Request ->
Write out the data below exactly as given, without any of its pictures.

Recorded information ->

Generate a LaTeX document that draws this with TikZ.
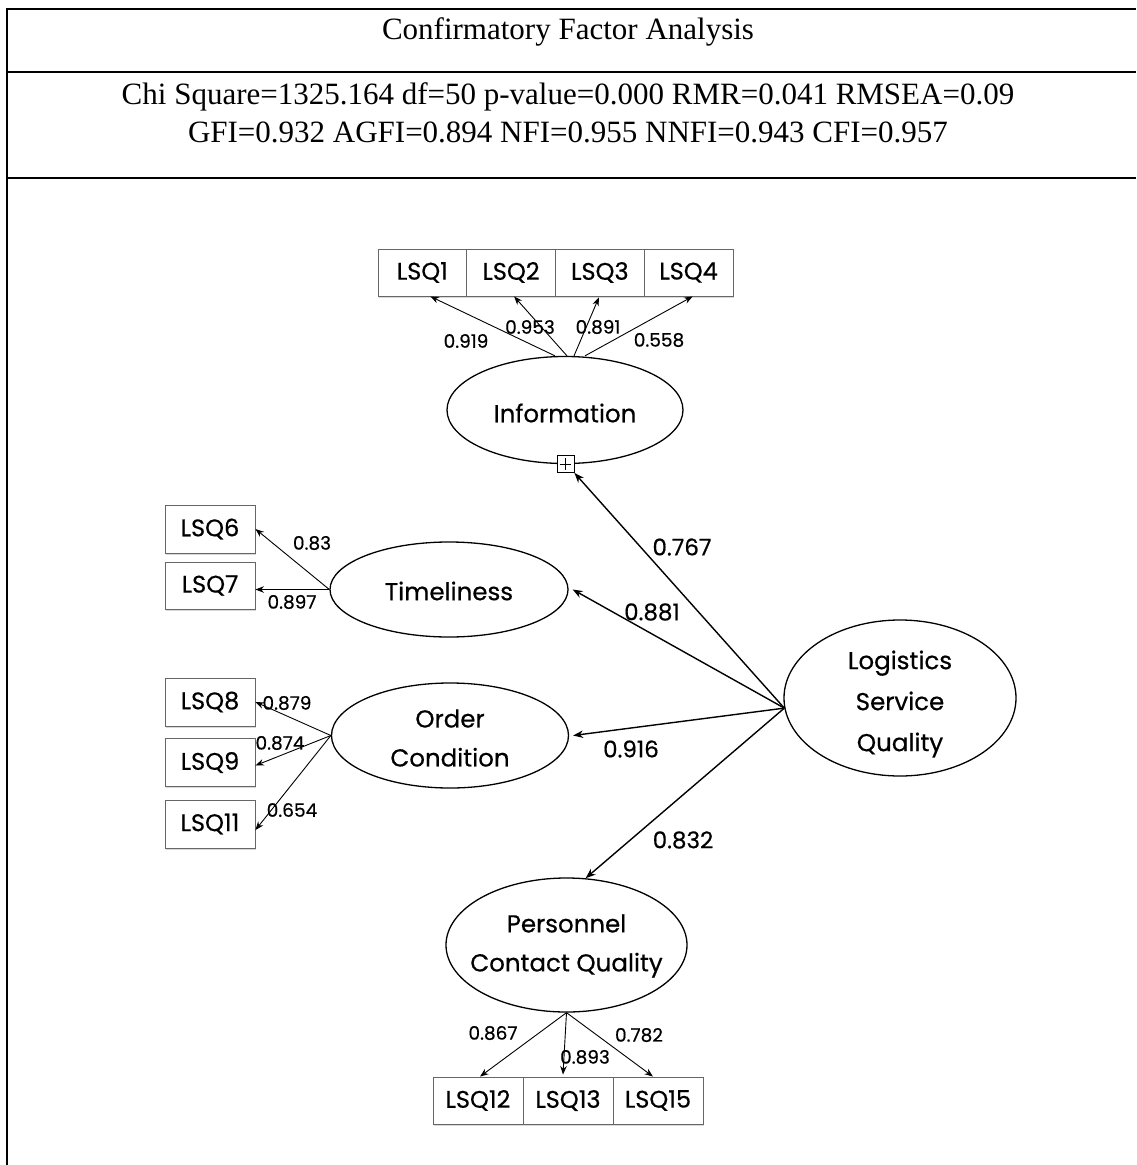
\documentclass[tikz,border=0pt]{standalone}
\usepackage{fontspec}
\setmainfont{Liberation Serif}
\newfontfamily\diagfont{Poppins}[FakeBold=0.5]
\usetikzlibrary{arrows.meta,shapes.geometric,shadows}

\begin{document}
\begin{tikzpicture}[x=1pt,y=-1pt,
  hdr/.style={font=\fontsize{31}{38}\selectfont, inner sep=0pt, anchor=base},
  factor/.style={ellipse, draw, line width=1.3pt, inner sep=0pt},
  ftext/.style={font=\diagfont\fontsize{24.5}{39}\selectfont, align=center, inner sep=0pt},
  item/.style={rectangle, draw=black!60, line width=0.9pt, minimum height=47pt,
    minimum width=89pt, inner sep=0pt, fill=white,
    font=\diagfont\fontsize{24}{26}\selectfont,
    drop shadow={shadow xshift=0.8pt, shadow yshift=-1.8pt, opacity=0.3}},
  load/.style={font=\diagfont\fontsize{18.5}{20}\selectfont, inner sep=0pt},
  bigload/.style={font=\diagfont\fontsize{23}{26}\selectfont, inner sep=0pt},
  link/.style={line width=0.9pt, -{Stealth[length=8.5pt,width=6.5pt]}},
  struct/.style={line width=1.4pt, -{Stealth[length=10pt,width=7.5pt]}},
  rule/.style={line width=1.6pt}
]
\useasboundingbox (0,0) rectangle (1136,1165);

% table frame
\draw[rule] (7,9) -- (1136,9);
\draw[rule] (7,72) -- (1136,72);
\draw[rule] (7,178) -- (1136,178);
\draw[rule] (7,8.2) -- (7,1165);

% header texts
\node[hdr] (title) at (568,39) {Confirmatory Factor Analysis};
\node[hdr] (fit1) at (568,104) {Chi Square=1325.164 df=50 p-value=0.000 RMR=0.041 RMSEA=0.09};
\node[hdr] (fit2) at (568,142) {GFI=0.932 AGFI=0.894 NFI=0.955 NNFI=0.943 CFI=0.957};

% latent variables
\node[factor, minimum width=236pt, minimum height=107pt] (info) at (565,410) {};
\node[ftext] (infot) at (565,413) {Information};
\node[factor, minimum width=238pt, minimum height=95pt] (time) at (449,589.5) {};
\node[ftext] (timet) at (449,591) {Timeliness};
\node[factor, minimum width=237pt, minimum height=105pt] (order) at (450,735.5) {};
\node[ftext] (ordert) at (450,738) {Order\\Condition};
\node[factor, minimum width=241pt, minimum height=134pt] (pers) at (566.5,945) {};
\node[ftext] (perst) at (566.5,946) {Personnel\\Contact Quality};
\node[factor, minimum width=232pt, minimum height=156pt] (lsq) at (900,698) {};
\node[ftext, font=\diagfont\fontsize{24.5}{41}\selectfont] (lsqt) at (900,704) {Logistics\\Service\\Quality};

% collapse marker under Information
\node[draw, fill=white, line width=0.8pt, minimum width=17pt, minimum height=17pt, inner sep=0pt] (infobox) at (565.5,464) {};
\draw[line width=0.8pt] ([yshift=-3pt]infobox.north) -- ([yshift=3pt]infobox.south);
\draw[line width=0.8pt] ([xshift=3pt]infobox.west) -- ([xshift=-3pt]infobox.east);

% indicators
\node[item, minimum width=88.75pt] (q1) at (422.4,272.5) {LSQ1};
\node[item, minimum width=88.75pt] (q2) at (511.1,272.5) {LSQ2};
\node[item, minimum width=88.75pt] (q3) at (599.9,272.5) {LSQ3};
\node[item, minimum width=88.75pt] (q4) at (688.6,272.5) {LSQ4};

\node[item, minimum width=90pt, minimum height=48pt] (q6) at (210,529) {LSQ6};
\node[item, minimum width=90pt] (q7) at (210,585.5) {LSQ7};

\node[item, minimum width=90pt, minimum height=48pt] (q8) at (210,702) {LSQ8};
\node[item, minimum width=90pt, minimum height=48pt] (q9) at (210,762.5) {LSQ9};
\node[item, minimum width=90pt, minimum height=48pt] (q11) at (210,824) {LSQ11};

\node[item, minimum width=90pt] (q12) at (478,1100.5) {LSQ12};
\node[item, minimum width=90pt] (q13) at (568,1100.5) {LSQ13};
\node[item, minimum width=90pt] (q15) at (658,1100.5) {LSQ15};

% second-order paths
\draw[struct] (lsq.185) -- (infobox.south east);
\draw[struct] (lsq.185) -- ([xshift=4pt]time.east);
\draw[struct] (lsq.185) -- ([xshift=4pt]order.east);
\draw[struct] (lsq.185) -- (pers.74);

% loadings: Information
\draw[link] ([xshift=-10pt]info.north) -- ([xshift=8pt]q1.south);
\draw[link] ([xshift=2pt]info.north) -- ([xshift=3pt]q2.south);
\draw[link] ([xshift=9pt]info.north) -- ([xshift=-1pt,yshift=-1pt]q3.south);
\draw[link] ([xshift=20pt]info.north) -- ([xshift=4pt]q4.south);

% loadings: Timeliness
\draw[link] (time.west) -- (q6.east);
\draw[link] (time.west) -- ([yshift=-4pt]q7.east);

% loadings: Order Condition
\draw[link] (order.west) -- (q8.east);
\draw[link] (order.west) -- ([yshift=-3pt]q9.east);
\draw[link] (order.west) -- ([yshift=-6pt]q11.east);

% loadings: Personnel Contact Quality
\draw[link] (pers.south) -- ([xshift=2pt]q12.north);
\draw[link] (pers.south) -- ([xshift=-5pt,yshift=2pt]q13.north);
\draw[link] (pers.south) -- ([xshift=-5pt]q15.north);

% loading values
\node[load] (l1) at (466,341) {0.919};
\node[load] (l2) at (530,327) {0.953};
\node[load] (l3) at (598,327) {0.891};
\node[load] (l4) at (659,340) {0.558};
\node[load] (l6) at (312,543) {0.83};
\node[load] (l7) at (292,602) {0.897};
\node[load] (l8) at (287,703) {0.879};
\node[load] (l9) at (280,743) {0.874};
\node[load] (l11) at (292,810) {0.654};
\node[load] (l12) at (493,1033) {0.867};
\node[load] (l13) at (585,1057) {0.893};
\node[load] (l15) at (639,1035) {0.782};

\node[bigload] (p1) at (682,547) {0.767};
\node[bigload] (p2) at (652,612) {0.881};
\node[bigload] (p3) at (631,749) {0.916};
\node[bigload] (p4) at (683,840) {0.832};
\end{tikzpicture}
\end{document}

Output of the task ->
Generate a LaTeX document that draws this with TikZ.
\documentclass[tikz,border=0pt]{standalone}
\usepackage{fontspec}
\setmainfont{Liberation Serif}
\newfontfamily\diagfont{Poppins}[FakeBold=0.5]
\usetikzlibrary{arrows.meta,shapes.geometric,shadows}

\begin{document}
\begin{tikzpicture}[x=1pt,y=-1pt,
  hdr/.style={font=\fontsize{31}{38}\selectfont, inner sep=0pt, anchor=base},
  factor/.style={ellipse, draw, line width=1.3pt, inner sep=0pt},
  ftext/.style={font=\diagfont\fontsize{24.5}{39}\selectfont, align=center, inner sep=0pt},
  item/.style={rectangle, draw=black!60, line width=0.9pt, minimum height=47pt,
    minimum width=89pt, inner sep=0pt, fill=white,
    font=\diagfont\fontsize{24}{26}\selectfont,
    drop shadow={shadow xshift=0.8pt, shadow yshift=-1.8pt, opacity=0.3}},
  load/.style={font=\diagfont\fontsize{18.5}{20}\selectfont, inner sep=0pt},
  bigload/.style={font=\diagfont\fontsize{23}{26}\selectfont, inner sep=0pt},
  link/.style={line width=0.9pt, -{Stealth[length=8.5pt,width=6.5pt]}},
  struct/.style={line width=1.4pt, -{Stealth[length=10pt,width=7.5pt]}},
  rule/.style={line width=1.6pt}
]
\useasboundingbox (0,0) rectangle (1136,1165);

% table frame
\draw[rule] (7,9) -- (1136,9);
\draw[rule] (7,72) -- (1136,72);
\draw[rule] (7,178) -- (1136,178);
\draw[rule] (7,8.2) -- (7,1165);

% header texts
\node[hdr] (title) at (568,39) {Confirmatory Factor Analysis};
\node[hdr] (fit1) at (568,104) {Chi Square=1325.164 df=50 p-value=0.000 RMR=0.041 RMSEA=0.09};
\node[hdr] (fit2) at (568,142) {GFI=0.932 AGFI=0.894 NFI=0.955 NNFI=0.943 CFI=0.957};

% latent variables
\node[factor, minimum width=236pt, minimum height=107pt] (info) at (565,410) {};
\node[ftext] (infot) at (565,413) {Information};
\node[factor, minimum width=238pt, minimum height=95pt] (time) at (449,589.5) {};
\node[ftext] (timet) at (449,591) {Timeliness};
\node[factor, minimum width=237pt, minimum height=105pt] (order) at (450,735.5) {};
\node[ftext] (ordert) at (450,738) {Order\\Condition};
\node[factor, minimum width=241pt, minimum height=134pt] (pers) at (566.5,945) {};
\node[ftext] (perst) at (566.5,946) {Personnel\\Contact Quality};
\node[factor, minimum width=232pt, minimum height=156pt] (lsq) at (900,698) {};
\node[ftext, font=\diagfont\fontsize{24.5}{41}\selectfont] (lsqt) at (900,704) {Logistics\\Service\\Quality};

% collapse marker under Information
\node[draw, fill=white, line width=0.8pt, minimum width=17pt, minimum height=17pt, inner sep=0pt] (infobox) at (565.5,464) {};
\draw[line width=0.8pt] ([yshift=-3pt]infobox.north) -- ([yshift=3pt]infobox.south);
\draw[line width=0.8pt] ([xshift=3pt]infobox.west) -- ([xshift=-3pt]infobox.east);

% indicators
\node[item, minimum width=88.75pt] (q1) at (422.4,272.5) {LSQ1};
\node[item, minimum width=88.75pt] (q2) at (511.1,272.5) {LSQ2};
\node[item, minimum width=88.75pt] (q3) at (599.9,272.5) {LSQ3};
\node[item, minimum width=88.75pt] (q4) at (688.6,272.5) {LSQ4};

\node[item, minimum width=90pt, minimum height=48pt] (q6) at (210,529) {LSQ6};
\node[item, minimum width=90pt] (q7) at (210,585.5) {LSQ7};

\node[item, minimum width=90pt, minimum height=48pt] (q8) at (210,702) {LSQ8};
\node[item, minimum width=90pt, minimum height=48pt] (q9) at (210,762.5) {LSQ9};
\node[item, minimum width=90pt, minimum height=48pt] (q11) at (210,824) {LSQ11};

\node[item, minimum width=90pt] (q12) at (478,1100.5) {LSQ12};
\node[item, minimum width=90pt] (q13) at (568,1100.5) {LSQ13};
\node[item, minimum width=90pt] (q15) at (658,1100.5) {LSQ15};

% second-order paths
\draw[struct] (lsq.185) -- (infobox.south east);
\draw[struct] (lsq.185) -- ([xshift=4pt]time.east);
\draw[struct] (lsq.185) -- ([xshift=4pt]order.east);
\draw[struct] (lsq.185) -- (pers.74);

% loadings: Information
\draw[link] ([xshift=-10pt]info.north) -- ([xshift=8pt]q1.south);
\draw[link] ([xshift=2pt]info.north) -- ([xshift=3pt]q2.south);
\draw[link] ([xshift=9pt]info.north) -- ([xshift=-1pt,yshift=-1pt]q3.south);
\draw[link] ([xshift=20pt]info.north) -- ([xshift=4pt]q4.south);

% loadings: Timeliness
\draw[link] (time.west) -- (q6.east);
\draw[link] (time.west) -- ([yshift=-4pt]q7.east);

% loadings: Order Condition
\draw[link] (order.west) -- (q8.east);
\draw[link] (order.west) -- ([yshift=-3pt]q9.east);
\draw[link] (order.west) -- ([yshift=-6pt]q11.east);

% loadings: Personnel Contact Quality
\draw[link] (pers.south) -- ([xshift=2pt]q12.north);
\draw[link] (pers.south) -- ([xshift=-5pt,yshift=2pt]q13.north);
\draw[link] (pers.south) -- ([xshift=-5pt]q15.north);

% loading values
\node[load] (l1) at (466,341) {0.919};
\node[load] (l2) at (530,327) {0.953};
\node[load] (l3) at (598,327) {0.891};
\node[load] (l4) at (659,340) {0.558};
\node[load] (l6) at (312,543) {0.83};
\node[load] (l7) at (292,602) {0.897};
\node[load] (l8) at (287,703) {0.879};
\node[load] (l9) at (280,743) {0.874};
\node[load] (l11) at (292,810) {0.654};
\node[load] (l12) at (493,1033) {0.867};
\node[load] (l13) at (585,1057) {0.893};
\node[load] (l15) at (639,1035) {0.782};

\node[bigload] (p1) at (682,547) {0.767};
\node[bigload] (p2) at (652,612) {0.881};
\node[bigload] (p3) at (631,749) {0.916};
\node[bigload] (p4) at (683,840) {0.832};
\end{tikzpicture}
\end{document}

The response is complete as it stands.